Anywhere your musical whims went, the Hopscotch aesthetic was on display. On Thursday, I strolled over to the beautiful Fletcher Opera Hall, a new venue addition this year. Among sets by acoustic folk-blues wizard Steve Gunn, avant-jazz trio the Necks and Dinosaur Jr legend J Mascis was Rhys Chatham’s magical 1977 piece “Guitar Trio,” this time featuring the composer and nine mostly local guitarists (among them Polvo’s Ash Bowie, Horseback’s Jenks Miller, and Birds of Avalon’s Cheetie Kumar). The piece consists of a single chord played for nearly 30 minutes, with a bassist (Annuals’ Mike Robinson) and drummer (Mount Moriah’s Lee Waters) providing propulsion.

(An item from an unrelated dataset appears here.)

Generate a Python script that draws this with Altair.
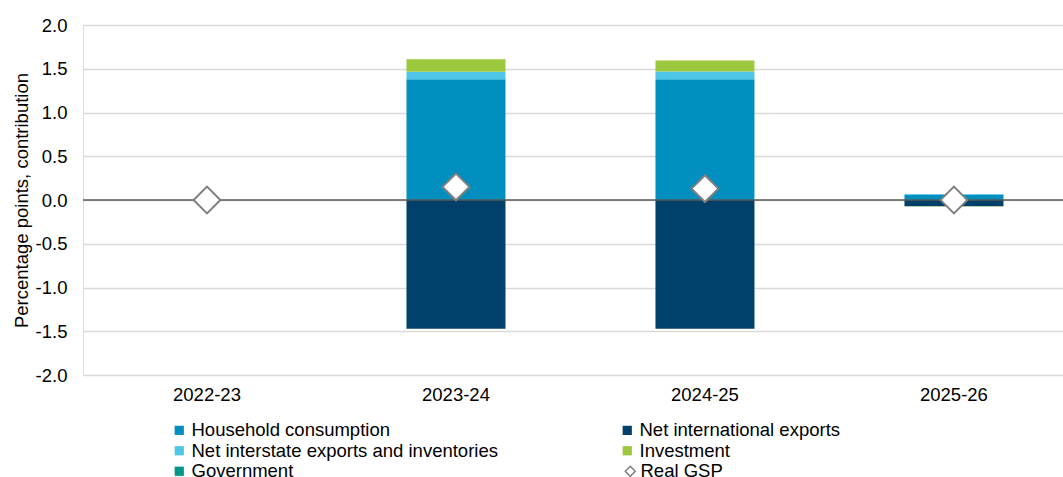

That might sound like a typically cold and academic exercise in the avant-garde, but as the “HOLY SHIT!” texts filling up my phone confirmed, it was instead a transcendent exploration of musical dynamics as emotionally fulfilling as any great rock song. In fact, its “in service of the song” ideal proved a helluva lot more compelling than any tired “Freebird” guitar-hero bullshit. I bumped into Lambchop guitarist William Tyler the next night, who compared the experience to playing in a Gamelan ensemble: “All those guitars riding one chord — I loved it!”
Later that night I caught a great set of avant-pop from one of the few openly gay indie-rock acts — Jamie Stewart’s Xiu Xiu — in the warehouse district (another area Hopscotch expanded into this year), and ended an already rewarding first night strolling the 50 feet between Tír na nÓg and the Pour House. At the former I watched Fan Modine, the resurrected orchestral pop ensemble of Carrboro’s Gordon Zacharias, and at the latter Cold Cave’s grinding goth-rock. Fan Modine’s nonet began its set as a septet because two musicians had to rush over after their gig with Love Language — such is festival life for the music-makers, too.
The next day Shuffle, the regional music magazine I edit, co-hosted a day party along with Arbor Ridge Studios, featuring regional roots rock acts Schooner, Tomahawk and Brett Harris, among others. That night I caught Guided By Voices last-ever reunion show at the Plaza and a hard-core case of 90s nostalgia. Seeing front man Robert Pollard drain most of a fifth of tequila proved weirdly comforting before I headed back to Tír na nÓg. There I caught up-and-coming regional rapper King Mez and the Apple Juice Kid, the instrumental hip-hop project of percussionist extraordinaire Stephen Levitin, who morphed the joint from a daylight roots-rock pub into a glo-stickers’ heavenly grotto.
By Saturday, shows and friends and drinks and venues began stacking up like accordion folds, so co-sponsoring Hopscotch’s day-long “The Rosebuds & Friends Block Party” outside the Lincoln Theatre was both foot-blister balm and a banner day exemplifying the festival’s genre mish-mash. I had the pleasure of introducing Durham poet/artist/rapper Shirlette Ammons and her uber-funky white boy band the Dynamite Brothers to the crowd (guest artist Juan Huevos and Shirlette spitting innuendo rhymes at each other was a hoot), and then sat back in the shade to enjoy sets by up-and-coming dream poppers Youth Lagoon, local college faves Hammer No More the Fingers, and cello wunderkind Ben Sollee.
Having seen our host band The Rosebuds half-a-dozen times over the years, I headed around the corner to catch the Tennessean William Tyler at the air-conditioner-less Lump Gallery. There, between a set of Klezmer (courtesy Phil Blank & Jordan Hutchinson, a.k.a., Soup) and Hiss Golden Messenger’s criminally underappreciated 70s’ rock, Tyler’s unique take on Fahey plucking and Appalachia roots enveloped the overheated crowd like a cool mountain breeze. In what probably amounted to culture shock, I then caught the last half of Superchunk at the main Plaza just as they unleashed my favorite song of theirs (“Driveway to Driveway Drunk,” if you care) before Coyne and the Lips delivered what was for them a middling set but for the brilliant setting that night.
My festival ended with incandescent sets from punk rockers Titus Andronicus and the Budos Band, a visceral bookend to Hopscotch’s eclectic mandate. The former summoned the ghosts of Strummer and young Springsteen and turned an overflowing Tír na nÓg into a delirious pogo-pit, while the Staten Islanders lathered the packed Pour House crowd into an equally sweaty frenzy with their booty-shaking, 007 horn soul. My younger and more energetic colleagues then headed off to an after-hours gig scheduled to kick off at 4 a.m., but for me the festival was over. When I finally collapsed onto my hotel bed, the weekend had already taken on the fuzzy-snapshot quality of half-remembered dreams. I had memories, of course, but Coyne, with his usual knack for emotional truths, had put into words what every Hopscotch attendee was already thinking about: Hopscotch III.